• **Given problem**
Transcribe each line of the records below exactly, excluding any embedded images.

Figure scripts
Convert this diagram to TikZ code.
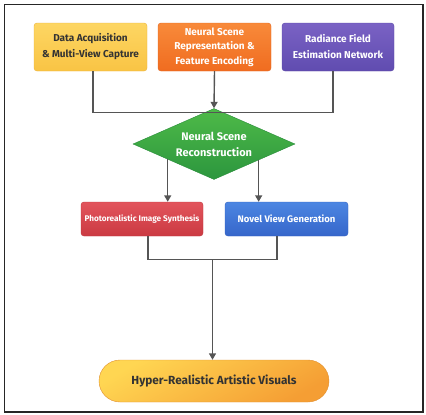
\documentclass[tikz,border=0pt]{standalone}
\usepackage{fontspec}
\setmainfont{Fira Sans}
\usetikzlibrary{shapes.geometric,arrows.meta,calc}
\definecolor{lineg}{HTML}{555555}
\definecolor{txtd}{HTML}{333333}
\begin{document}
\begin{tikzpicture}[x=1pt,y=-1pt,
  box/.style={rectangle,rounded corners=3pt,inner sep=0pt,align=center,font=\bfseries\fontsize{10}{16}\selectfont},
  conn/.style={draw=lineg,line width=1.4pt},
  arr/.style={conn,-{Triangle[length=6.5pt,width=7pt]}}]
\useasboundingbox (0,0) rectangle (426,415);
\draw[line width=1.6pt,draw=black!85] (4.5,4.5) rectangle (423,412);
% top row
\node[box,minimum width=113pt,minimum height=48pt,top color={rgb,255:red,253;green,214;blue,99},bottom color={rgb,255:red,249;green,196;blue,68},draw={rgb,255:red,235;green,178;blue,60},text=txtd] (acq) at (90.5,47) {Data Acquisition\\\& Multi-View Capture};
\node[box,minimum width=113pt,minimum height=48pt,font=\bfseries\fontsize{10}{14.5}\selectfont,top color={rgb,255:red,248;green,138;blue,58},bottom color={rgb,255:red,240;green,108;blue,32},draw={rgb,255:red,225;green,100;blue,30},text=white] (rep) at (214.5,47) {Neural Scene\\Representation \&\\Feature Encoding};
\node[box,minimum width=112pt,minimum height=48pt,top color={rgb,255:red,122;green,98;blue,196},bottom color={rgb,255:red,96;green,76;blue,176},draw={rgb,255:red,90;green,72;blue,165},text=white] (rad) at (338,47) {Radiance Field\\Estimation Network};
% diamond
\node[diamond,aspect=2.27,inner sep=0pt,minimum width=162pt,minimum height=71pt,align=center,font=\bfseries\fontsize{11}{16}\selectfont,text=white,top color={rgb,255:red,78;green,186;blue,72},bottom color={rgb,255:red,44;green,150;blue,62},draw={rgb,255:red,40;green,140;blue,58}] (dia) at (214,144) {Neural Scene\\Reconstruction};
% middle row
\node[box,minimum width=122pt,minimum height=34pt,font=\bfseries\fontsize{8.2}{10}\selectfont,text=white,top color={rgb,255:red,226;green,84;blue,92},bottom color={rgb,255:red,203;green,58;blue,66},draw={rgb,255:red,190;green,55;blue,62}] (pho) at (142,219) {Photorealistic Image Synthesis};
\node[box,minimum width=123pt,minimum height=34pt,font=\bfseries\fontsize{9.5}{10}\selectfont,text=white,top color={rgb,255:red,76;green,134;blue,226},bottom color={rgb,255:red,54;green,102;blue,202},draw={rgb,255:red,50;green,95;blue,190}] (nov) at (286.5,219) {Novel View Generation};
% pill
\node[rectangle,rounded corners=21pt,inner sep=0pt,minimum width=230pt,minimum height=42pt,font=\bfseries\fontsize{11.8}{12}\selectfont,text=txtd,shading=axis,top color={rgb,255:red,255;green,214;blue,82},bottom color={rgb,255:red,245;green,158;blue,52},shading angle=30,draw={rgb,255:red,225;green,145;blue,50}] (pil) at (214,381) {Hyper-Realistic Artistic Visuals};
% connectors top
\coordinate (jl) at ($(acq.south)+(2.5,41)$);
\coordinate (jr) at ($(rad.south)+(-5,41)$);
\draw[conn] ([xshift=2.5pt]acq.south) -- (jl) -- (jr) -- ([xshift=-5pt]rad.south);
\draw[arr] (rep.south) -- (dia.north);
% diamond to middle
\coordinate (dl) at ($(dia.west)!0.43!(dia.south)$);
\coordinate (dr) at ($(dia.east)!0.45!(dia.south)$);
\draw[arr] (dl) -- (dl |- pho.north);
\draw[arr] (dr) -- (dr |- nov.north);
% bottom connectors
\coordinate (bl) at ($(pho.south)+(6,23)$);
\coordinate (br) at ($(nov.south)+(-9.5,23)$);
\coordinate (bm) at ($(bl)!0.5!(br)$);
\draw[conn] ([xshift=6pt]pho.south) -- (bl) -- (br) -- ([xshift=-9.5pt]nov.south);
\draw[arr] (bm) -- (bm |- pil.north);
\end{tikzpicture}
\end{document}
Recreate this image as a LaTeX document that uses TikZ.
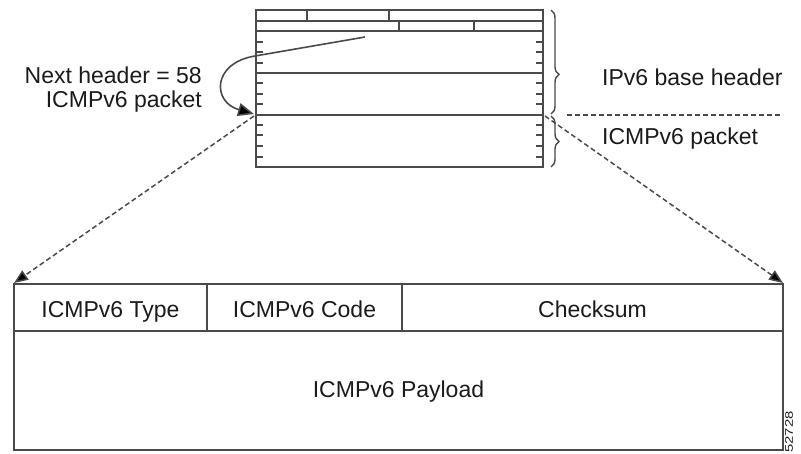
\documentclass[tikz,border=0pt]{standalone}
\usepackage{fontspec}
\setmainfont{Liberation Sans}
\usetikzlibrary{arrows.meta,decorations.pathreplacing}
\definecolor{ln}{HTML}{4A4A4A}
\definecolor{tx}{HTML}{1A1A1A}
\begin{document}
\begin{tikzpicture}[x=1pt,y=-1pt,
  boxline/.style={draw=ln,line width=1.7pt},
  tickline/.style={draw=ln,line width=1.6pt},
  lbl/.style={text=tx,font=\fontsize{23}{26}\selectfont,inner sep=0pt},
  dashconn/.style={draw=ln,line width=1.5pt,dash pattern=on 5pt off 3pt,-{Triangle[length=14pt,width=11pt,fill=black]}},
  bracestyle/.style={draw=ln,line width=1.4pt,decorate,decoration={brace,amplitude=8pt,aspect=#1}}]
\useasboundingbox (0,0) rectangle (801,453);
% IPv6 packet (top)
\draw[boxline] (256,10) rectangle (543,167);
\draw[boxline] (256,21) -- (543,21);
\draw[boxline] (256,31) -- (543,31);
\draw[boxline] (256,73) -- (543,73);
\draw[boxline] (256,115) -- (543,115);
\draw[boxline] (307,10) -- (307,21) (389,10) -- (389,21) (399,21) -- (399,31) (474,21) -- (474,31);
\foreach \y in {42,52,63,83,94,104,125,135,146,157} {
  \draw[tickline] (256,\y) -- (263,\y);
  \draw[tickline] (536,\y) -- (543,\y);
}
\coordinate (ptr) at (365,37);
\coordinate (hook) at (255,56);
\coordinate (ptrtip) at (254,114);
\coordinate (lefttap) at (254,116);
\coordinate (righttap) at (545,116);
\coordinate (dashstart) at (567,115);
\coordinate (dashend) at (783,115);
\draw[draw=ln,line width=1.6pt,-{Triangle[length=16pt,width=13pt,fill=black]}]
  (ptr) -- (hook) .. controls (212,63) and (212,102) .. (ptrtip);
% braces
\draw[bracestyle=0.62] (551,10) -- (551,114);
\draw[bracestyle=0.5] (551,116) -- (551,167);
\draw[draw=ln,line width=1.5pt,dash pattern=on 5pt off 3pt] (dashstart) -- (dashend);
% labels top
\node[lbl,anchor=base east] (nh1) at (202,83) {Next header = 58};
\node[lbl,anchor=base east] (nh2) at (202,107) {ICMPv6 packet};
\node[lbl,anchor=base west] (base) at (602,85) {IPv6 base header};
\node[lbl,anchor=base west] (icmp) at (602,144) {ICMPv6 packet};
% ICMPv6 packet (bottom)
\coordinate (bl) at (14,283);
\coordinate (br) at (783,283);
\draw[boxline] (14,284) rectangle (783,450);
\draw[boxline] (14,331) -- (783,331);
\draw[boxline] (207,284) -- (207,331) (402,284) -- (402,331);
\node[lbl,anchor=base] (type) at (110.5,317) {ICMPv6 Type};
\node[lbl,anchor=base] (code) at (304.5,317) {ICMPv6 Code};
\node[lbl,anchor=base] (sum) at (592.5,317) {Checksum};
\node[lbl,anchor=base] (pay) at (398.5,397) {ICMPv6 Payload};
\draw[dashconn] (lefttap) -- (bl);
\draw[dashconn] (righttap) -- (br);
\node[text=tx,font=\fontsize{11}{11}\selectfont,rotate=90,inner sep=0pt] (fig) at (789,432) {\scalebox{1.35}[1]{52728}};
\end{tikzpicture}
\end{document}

• **Finished answer**
Convert this diagram to TikZ code.
\documentclass[tikz,border=0pt]{standalone}
\usepackage{fontspec}
\setmainfont{Fira Sans}
\usetikzlibrary{shapes.geometric,arrows.meta,calc}
\definecolor{lineg}{HTML}{555555}
\definecolor{txtd}{HTML}{333333}
\begin{document}
\begin{tikzpicture}[x=1pt,y=-1pt,
  box/.style={rectangle,rounded corners=3pt,inner sep=0pt,align=center,font=\bfseries\fontsize{10}{16}\selectfont},
  conn/.style={draw=lineg,line width=1.4pt},
  arr/.style={conn,-{Triangle[length=6.5pt,width=7pt]}}]
\useasboundingbox (0,0) rectangle (426,415);
\draw[line width=1.6pt,draw=black!85] (4.5,4.5) rectangle (423,412);
% top row
\node[box,minimum width=113pt,minimum height=48pt,top color={rgb,255:red,253;green,214;blue,99},bottom color={rgb,255:red,249;green,196;blue,68},draw={rgb,255:red,235;green,178;blue,60},text=txtd] (acq) at (90.5,47) {Data Acquisition\\\& Multi-View Capture};
\node[box,minimum width=113pt,minimum height=48pt,font=\bfseries\fontsize{10}{14.5}\selectfont,top color={rgb,255:red,248;green,138;blue,58},bottom color={rgb,255:red,240;green,108;blue,32},draw={rgb,255:red,225;green,100;blue,30},text=white] (rep) at (214.5,47) {Neural Scene\\Representation \&\\Feature Encoding};
\node[box,minimum width=112pt,minimum height=48pt,top color={rgb,255:red,122;green,98;blue,196},bottom color={rgb,255:red,96;green,76;blue,176},draw={rgb,255:red,90;green,72;blue,165},text=white] (rad) at (338,47) {Radiance Field\\Estimation Network};
% diamond
\node[diamond,aspect=2.27,inner sep=0pt,minimum width=162pt,minimum height=71pt,align=center,font=\bfseries\fontsize{11}{16}\selectfont,text=white,top color={rgb,255:red,78;green,186;blue,72},bottom color={rgb,255:red,44;green,150;blue,62},draw={rgb,255:red,40;green,140;blue,58}] (dia) at (214,144) {Neural Scene\\Reconstruction};
% middle row
\node[box,minimum width=122pt,minimum height=34pt,font=\bfseries\fontsize{8.2}{10}\selectfont,text=white,top color={rgb,255:red,226;green,84;blue,92},bottom color={rgb,255:red,203;green,58;blue,66},draw={rgb,255:red,190;green,55;blue,62}] (pho) at (142,219) {Photorealistic Image Synthesis};
\node[box,minimum width=123pt,minimum height=34pt,font=\bfseries\fontsize{9.5}{10}\selectfont,text=white,top color={rgb,255:red,76;green,134;blue,226},bottom color={rgb,255:red,54;green,102;blue,202},draw={rgb,255:red,50;green,95;blue,190}] (nov) at (286.5,219) {Novel View Generation};
% pill
\node[rectangle,rounded corners=21pt,inner sep=0pt,minimum width=230pt,minimum height=42pt,font=\bfseries\fontsize{11.8}{12}\selectfont,text=txtd,shading=axis,top color={rgb,255:red,255;green,214;blue,82},bottom color={rgb,255:red,245;green,158;blue,52},shading angle=30,draw={rgb,255:red,225;green,145;blue,50}] (pil) at (214,381) {Hyper-Realistic Artistic Visuals};
% connectors top
\coordinate (jl) at ($(acq.south)+(2.5,41)$);
\coordinate (jr) at ($(rad.south)+(-5,41)$);
\draw[conn] ([xshift=2.5pt]acq.south) -- (jl) -- (jr) -- ([xshift=-5pt]rad.south);
\draw[arr] (rep.south) -- (dia.north);
% diamond to middle
\coordinate (dl) at ($(dia.west)!0.43!(dia.south)$);
\coordinate (dr) at ($(dia.east)!0.45!(dia.south)$);
\draw[arr] (dl) -- (dl |- pho.north);
\draw[arr] (dr) -- (dr |- nov.north);
% bottom connectors
\coordinate (bl) at ($(pho.south)+(6,23)$);
\coordinate (br) at ($(nov.south)+(-9.5,23)$);
\coordinate (bm) at ($(bl)!0.5!(br)$);
\draw[conn] ([xshift=6pt]pho.south) -- (bl) -- (br) -- ([xshift=-9.5pt]nov.south);
\draw[arr] (bm) -- (bm |- pil.north);
\end{tikzpicture}
\end{document}
Recreate this image as a LaTeX document that uses TikZ.
\documentclass[tikz,border=0pt]{standalone}
\usepackage{fontspec}
\setmainfont{Liberation Sans}
\usetikzlibrary{arrows.meta,decorations.pathreplacing}
\definecolor{ln}{HTML}{4A4A4A}
\definecolor{tx}{HTML}{1A1A1A}
\begin{document}
\begin{tikzpicture}[x=1pt,y=-1pt,
  boxline/.style={draw=ln,line width=1.7pt},
  tickline/.style={draw=ln,line width=1.6pt},
  lbl/.style={text=tx,font=\fontsize{23}{26}\selectfont,inner sep=0pt},
  dashconn/.style={draw=ln,line width=1.5pt,dash pattern=on 5pt off 3pt,-{Triangle[length=14pt,width=11pt,fill=black]}},
  bracestyle/.style={draw=ln,line width=1.4pt,decorate,decoration={brace,amplitude=8pt,aspect=#1}}]
\useasboundingbox (0,0) rectangle (801,453);
% IPv6 packet (top)
\draw[boxline] (256,10) rectangle (543,167);
\draw[boxline] (256,21) -- (543,21);
\draw[boxline] (256,31) -- (543,31);
\draw[boxline] (256,73) -- (543,73);
\draw[boxline] (256,115) -- (543,115);
\draw[boxline] (307,10) -- (307,21) (389,10) -- (389,21) (399,21) -- (399,31) (474,21) -- (474,31);
\foreach \y in {42,52,63,83,94,104,125,135,146,157} {
  \draw[tickline] (256,\y) -- (263,\y);
  \draw[tickline] (536,\y) -- (543,\y);
}
\coordinate (ptr) at (365,37);
\coordinate (hook) at (255,56);
\coordinate (ptrtip) at (254,114);
\coordinate (lefttap) at (254,116);
\coordinate (righttap) at (545,116);
\coordinate (dashstart) at (567,115);
\coordinate (dashend) at (783,115);
\draw[draw=ln,line width=1.6pt,-{Triangle[length=16pt,width=13pt,fill=black]}]
  (ptr) -- (hook) .. controls (212,63) and (212,102) .. (ptrtip);
% braces
\draw[bracestyle=0.62] (551,10) -- (551,114);
\draw[bracestyle=0.5] (551,116) -- (551,167);
\draw[draw=ln,line width=1.5pt,dash pattern=on 5pt off 3pt] (dashstart) -- (dashend);
% labels top
\node[lbl,anchor=base east] (nh1) at (202,83) {Next header = 58};
\node[lbl,anchor=base east] (nh2) at (202,107) {ICMPv6 packet};
\node[lbl,anchor=base west] (base) at (602,85) {IPv6 base header};
\node[lbl,anchor=base west] (icmp) at (602,144) {ICMPv6 packet};
% ICMPv6 packet (bottom)
\coordinate (bl) at (14,283);
\coordinate (br) at (783,283);
\draw[boxline] (14,284) rectangle (783,450);
\draw[boxline] (14,331) -- (783,331);
\draw[boxline] (207,284) -- (207,331) (402,284) -- (402,331);
\node[lbl,anchor=base] (type) at (110.5,317) {ICMPv6 Type};
\node[lbl,anchor=base] (code) at (304.5,317) {ICMPv6 Code};
\node[lbl,anchor=base] (sum) at (592.5,317) {Checksum};
\node[lbl,anchor=base] (pay) at (398.5,397) {ICMPv6 Payload};
\draw[dashconn] (lefttap) -- (bl);
\draw[dashconn] (righttap) -- (br);
\node[text=tx,font=\fontsize{11}{11}\selectfont,rotate=90,inner sep=0pt] (fig) at (789,432) {\scalebox{1.35}[1]{52728}};
\end{tikzpicture}
\end{document}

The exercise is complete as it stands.